Core areas that the panel felt should be focused on were:

  1. UK and Singapore working together more closely to increase regional financial capacity for projects that facilitate the energy transition.
  2. Develop greater opportunity for collaboration in energy technology development with a focus on proof of concept early commercialisation projects.
  3. Collaboration regarding developing appropriate regulatory frameworks aimed at increasing the pace of the energy transition. Great opportunities to share lessons learned and develop good practice guidance etc.
  4. Increased focus on the Circular Economy and phasing out subsidies that result in distortions to creating greater resource, energy efficiency and waste minimisation.
  5. Recognition that hydrocarbons are not going away any time soon and, on this basis, greater focus needs to be placed on working alongside existing energy majors be they state owned or private, not against them. 

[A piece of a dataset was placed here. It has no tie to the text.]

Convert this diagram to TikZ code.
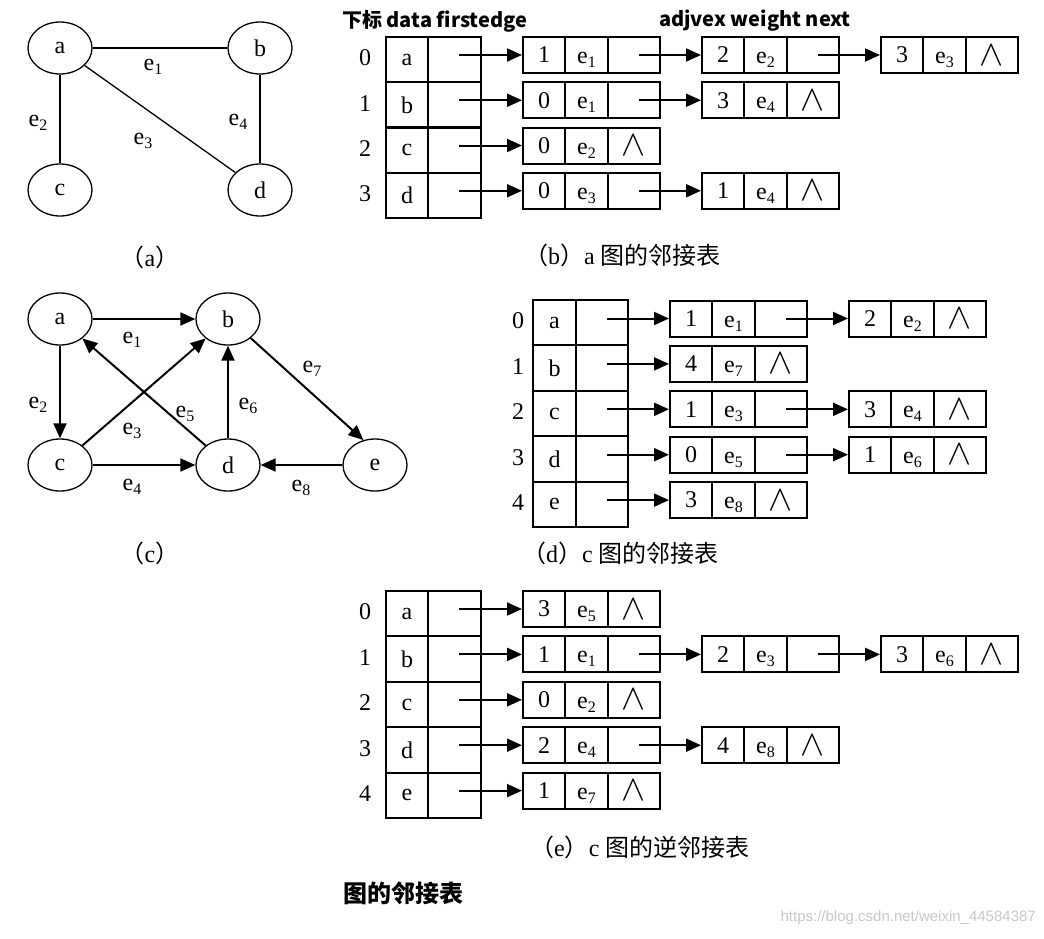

From a UK standpoint, the audience identified four core strengths that it believed the UK should focus on bringing to the region (in order of polling):

  1. Engineering excellence, standards development within a local/regional context and training/capacity building throughout the region.
  2. Shared plans based on UK’s clean energy policy and recent commitment to go net-zero carbon by 2050 and resultant new opportunities for development that will bring across the whole energy value chain.
  3. Collaborative finance and financial services (including UK Export Finance).
  4. R&D collaboration including commercialisation of intellectual property through collaborative innovation.

There was strong conviction, added Tim, that this panel, which was the inaugural event in the Chamber’s ‘Future of Trade’ campaign for 2019-2020, “will be the start of activity to generate increased connectivity and opportunity” in the energy and utilities, and associated sectors, and that value creation will be a two-way street between the ASEAN region and the UK.